I wasn’t intending for a metaphor of “biomimicry” vs “modernist”.
(Claim 1) Wings can’t work in space because there’s no air. The lack of air is a fundamental reason for why no wing design, no matter how clever it is, will ever solve space travel.
If TurnTrout is right, then the equivalent statement is something like (Claim 2) “reward functions can’t solve alignment because alignment isn’t maximizing a mathematical function.”
The difference between Claim 1 and Claim 2 is that we have a proof of Claim 1, and therefore don’t bother debating it anymore, while with Claim 2 we only have an arbitrarily long list of examples for why reward functions can be gamed, exploited, or otherwise fail in spectacular ways, but no general proof yet for why reward functions will never work, so we keep arguing about a Sufficiently Smart Reward Function That Definitely Won’t Blow up as if that is a thing that can be found if we try hard enough.

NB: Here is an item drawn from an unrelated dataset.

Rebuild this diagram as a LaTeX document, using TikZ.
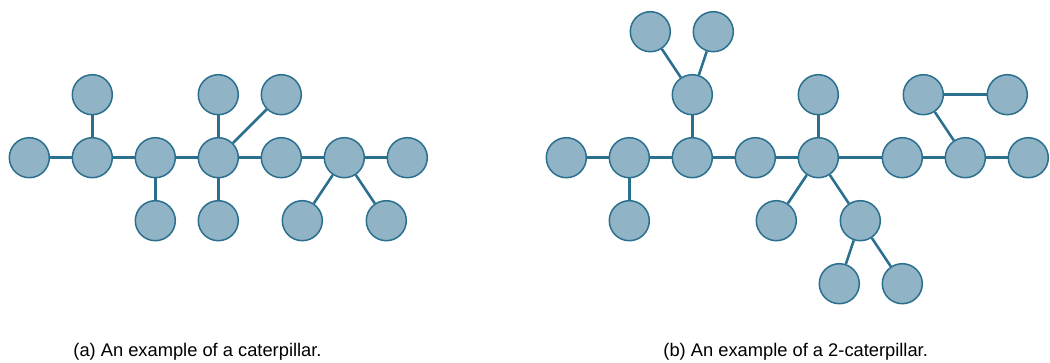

As of right now, I view “shard theory” sort of like a high-level discussion of chemical propulsion without the designs for a rocket or a gun. I see the novelty of it, but I don’t understand how you would build a device that can use it. Until someone can propose actual designs for hardware or software that would implement “shard theory” concepts without just becoming an obfuscated reward function prone to the same failure modes as everything else, it’s not incredibly useful to me. However, I think it’s worth engaging with the idea because if correct then other research directions might be a dead-end.
Does that help explain what I was trying to do with the metaphor?
Have you read A shot at the diamond alignment problem? If so, what do you think of it?
Yeah, but on the other hand, I think this is looking for essential differences where they don’t exist. I made a comment similar to this on the previous post. It’s not like one side is building rockets and the other side is building ornithopters—or one side is advocating building computers out of evilite, while the other side says we should build the computer out of alignmentronium.
Alignment doesn’t run on some nega-math that can’t be cast as an optimization problem. If you look at the example of the value-child who really wants to learn a lot in school, I admit it’s a bit tricky to cash this out in terms of optimization. But if the lesson you take from this is “it works because it really wants to succeed, this is a property that cannot be translated as maximizing a mathematical function,” then I think that’s a drastic overreach.
I realize that my position might seem increasingly flippant, but I really think it is necessary to acknowledge that you’ve stated a core assumption as a fact.
I am not saying that the concept of “alignment” is some bizarre meta-physical idea that cannot be approximated by a computer because something something human souls etc, or some other nonsense.
However the assumption that “alignment is representable in math” directly implies “alignment is representable as an optimization problem” seems potentially false to me, and I’m not sure why you’re certain it is true.
There exist systems that can be 1.) represented mathematically, 2.) perform computations, and 3.) do not correspond to some type of min/max optimization, e.g. various analog computers or cellular automaton.
I don’t think it is ridiculous to suggest that what the human brain does is 1.) representable in math, 2.) in some type of way that we could actually understand and re-implement it on hardware / software systems, and 3.) but not as an optimization problem where there exists some reward function to maximize or some loss function to minimize.
You don’t even have to go that far. What about, just, regular non-iterative programs? Are
type(obj)
orjson.dump(dict)
orresnet50(image)
usefully/nontrivially recast as optimization programs? AFAICT there are a ton of things that are made up of normal math/computation and where trying to recast them as optimization problems isn’t helpful.